Y en otro ensayo, “The case for amplifying Trump´s insanity”, plantea una crítica directa a la forma en que los medios transmiten los comportamientos y discursos extremistas del presidente norteamericano. Rechaza el argumento que esgrimió el mismo New York Times acerca de que comentarios incoherentes de Trump reciben poca atención debido a su frecuencia, ya que dejan de asombrarnos. Klaas tampoco está de acuerdo con los que dicen que no conviene amplificar esos dichos insensatos; propone, en cambio, no pasarlos por alto sino contextualizarlos, mostrar su peligrosidad. Y alerta que el riesgo, más allá de la falta de asombro, es la “fatiga moral” de la ciudadanía. 

Según su ensayo, los medios tienden a resaltar errores menores de políticos convencionales (lapsus, error involuntario, traspié físico) mientras minimizan o ignoran los dichos de aquel que nos inunda con incoherencias. Por eso Klaas convoca a “romper con la banalidad de la locura”, llamar a lo insano con su nombre, aunque lo veamos todos los días. Y no es algo que pretende que se considere sólo con respecto a Trump, sino con respecto a todos los líderes que tengan la siguientes características: abusan del espectáculo mediático, usan provocaciones constantes, se benefician con el doble estándar mediático que le exige menos a ellos por excéntricos que a otros. Que cada cual le ponga el sayo a quien le quepa.

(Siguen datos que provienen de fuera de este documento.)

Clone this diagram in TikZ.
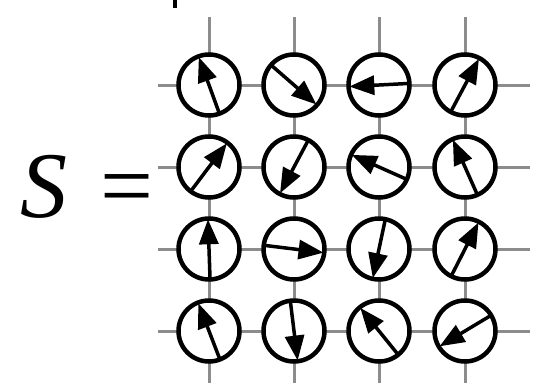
\documentclass[tikz,border=0pt]{standalone}
\usepackage{fontspec}
\setmainfont{Liberation Serif}
\usetikzlibrary{arrows.meta}
\begin{document}
\begin{tikzpicture}[x=1pt,y=-1pt,
  spin/.style={circle,draw=black,line width=4.5pt,fill=white,minimum size=61pt,inner sep=0pt},
  gridline/.style={draw=black!45,line width=3pt},
  moment/.style={line width=3.5pt,-{Triangle[length=25pt,width=19pt]},shorten >=3pt,shorten <=2.5pt}]
\useasboundingbox (0,0) rectangle (543,383);

% lattice lines
\foreach \y [count=\r] in {85,167,249,331} {
  \coordinate (hl\r) at (158,\y);
  \coordinate (hr\r) at (530,\y);
  \draw[gridline] (hl\r) -- (hr\r);
}
\foreach \x [count=\c] in {209,294,379,465} {
  \coordinate (vt\c) at (\x,17);
  \coordinate (vb\c) at (\x,383);
  \draw[gridline] (vt\c) -- (vb\c);
}

% lattice sites
\foreach \y [count=\r] in {85,167,249,331}
  \foreach \x [count=\c] in {209,294,379,465}
    \node[spin] (c\r\c) at (\x,\y) {};

% spin directions
\foreach \r/\c/\a in {1/1/110,1/2/319,1/3/183,1/4/62,
                      2/1/53,2/2/242,2/3/156,2/4/114,
                      3/1/92,3/2/353,3/3/258,3/4/63,
                      4/1/111,4/2/277,4/3/129,4/4/211} {
  \pgfmathtruncatemacro\b{mod(\a+180,360)}
  \draw[moment] (c\r\c.\b) -- (c\r\c.\a);
}

% label
\node[anchor=base west,inner sep=0pt,font=\fontsize{94}{94}\selectfont] (lbl) at (20,217) {\textit{S}\hspace{0.1em} =};

% stub at the top edge
\coordinate (st) at (175,0);
\coordinate (sb) at (175,8);
\draw[line width=4pt] (st) -- (sb);
\end{tikzpicture}
\end{document}
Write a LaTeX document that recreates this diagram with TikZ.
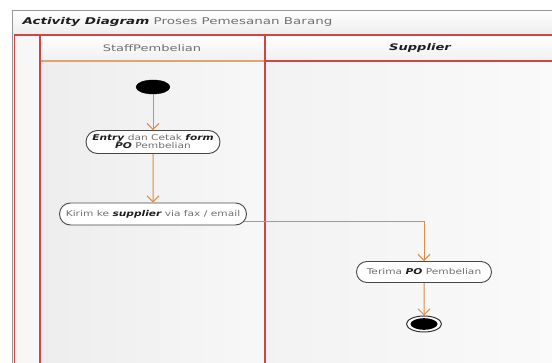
\documentclass[tikz,border=0pt]{standalone}
\usepackage{fontspec}
\usetikzlibrary{arrows.meta,shapes.misc,shapes.geometric}

% Wide sans faces for the swimlane diagram
\newfontfamily\titlefont[FakeStretch=1.45,
  ItalicFont={DejaVu Sans Oblique},
  BoldFont={DejaVu Sans Bold},
  BoldItalicFont={DejaVu Sans Bold Oblique}]{DejaVu Sans}
\newfontfamily\umlfont[FakeStretch=1.33,
  ItalicFont={DejaVu Sans Oblique},
  BoldFont={DejaVu Sans Bold},
  BoldItalicFont={DejaVu Sans Bold Oblique}]{DejaVu Sans}

\definecolor{lanered}{RGB}{208,68,68}
\definecolor{flow}{RGB}{222,140,66}
\definecolor{headline}{RGB}{222,166,110}
\definecolor{framegray}{RGB}{150,150,150}
\definecolor{txtgray}{RGB}{112,112,112}
\definecolor{txtdark}{RGB}{30,30,30}
\definecolor{lanebg}{RGB}{242,242,242}

\newcommand\kw[1]{{\color{txtdark}\bfseries\itshape #1}}

\tikzset{
  action/.style={rounded rectangle, draw=black!72, fill=white, line width=0.9pt,
    inner xsep=4pt, inner ysep=1pt, align=center, text=txtgray,
    font=\umlfont\fontsize{8}{9}\selectfont},
  initnode/.style={ellipse, fill=black, draw=black, minimum width=34pt,
    minimum height=14pt, inner sep=0pt},
  finalnode/.style={ellipse, fill=white, draw=black!80, line width=1pt,
    minimum width=35pt, minimum height=16pt, inner sep=0pt,
    path picture={\fill[black] (path picture bounding box.center)
      ellipse (13.5pt and 5.8pt);}},
  flowline/.style={draw=flow, line width=1pt,
    -{Straight Barb[length=6pt,width=12pt,line width=1pt]}},
  laneline/.style={draw=lanered, line width=1.2pt},
  headtext/.style={font=\titlefont\fontsize{9}{10}\selectfont, text=txtgray}
}

\begin{document}
\begin{tikzpicture}[x=1pt,y=-1pt]
\useasboundingbox (0,0) rectangle (552,363);
\fill[white] (0,0) rectangle (552,363);

% frame, title bar and lane backgrounds
\fill[lanebg] (12,10) rectangle (552,363);
\shade[top color=white, bottom color=black!7] (12,10) rectangle (552,35);
\fill[black!3] (14,35) rectangle (40,363);
\shade[left color=black!7, right color=black!3] (40,61) rectangle (265,363);
\shade[left color=black!5, right color=black!2] (265,61) rectangle (552,363);
\shade[top color=white, bottom color=black!6] (40,35) rectangle (265,61);
\shade[top color=white, bottom color=black!6] (265,35) rectangle (552,61);

\draw[draw=framegray, line width=1.5pt] (12.5,363) -- (12.5,10.5) -- (552,10.5);
\draw[laneline] (14.6,363) -- (14.6,35) -- (552,35);
\draw[laneline] (40,35) -- (40,363);
\draw[laneline] (265,35) -- (265,363);
\draw[laneline] (265,61) -- (552,61);
\draw[draw=headline, line width=1.2pt] (40.6,61) -- (264.4,61);

% titles
\node[headtext, anchor=west, font=\titlefont\fontsize{9.3}{10}\selectfont]
  (title) at (19,22) {\kw{Activity Diagram} Proses Pemesanan Barang};
\node[headtext] (lanestaff) at (152,48) {StaffPembelian};
\node[headtext] (lanesupp) at (420,48) {\kw{Supplier}};

% activity nodes
\node[initnode] (start) at (153,87) {};
\node[action, minimum width=142pt, minimum height=23pt] (a1) at (153,142)
  {\kw{Entry} dan Cetak \kw{form}\\[-1pt]\kw{PO} Pembelian};
\node[action, minimum width=195pt, minimum height=22pt] (a2) at (153,214)
  {Kirim ke \kw{supplier} via fax / email};
\node[action, minimum width=143pt, minimum height=21pt] (a3) at (424,272)
  {Terima \kw{PO} Pembelian};
\node[finalnode] (end) at (424,324) {};

% control flow
\draw[flowline] (start) -- (a1);
\draw[flowline] (a1) -- (a2);
\draw[flowline] (a2.-5) -| (a3);
\draw[flowline] (a3) -- (end);
\end{tikzpicture}
\end{document}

Dice Hustvedt en el artículo que me llevó a escribir esta nota: “Las palabras importan. Las palabras son acción. Hablar y escribir públicamente, o en la clandestinidad si se agrava la represión, será crucial para contribuir a que la segunda versión de Trump conserve o pierda su autoridad”. Parece clave llamar a las cosas por su nombre, citar dichos sin suavizar, no sentir vergüenza por repetir de manera textual la vulgaridad o el insulto expresado por el poder. Aunque Hustvedt hable de otro país, no es tan difícil trazar semejanzas. Yo le agradezco su texto y tomo nota.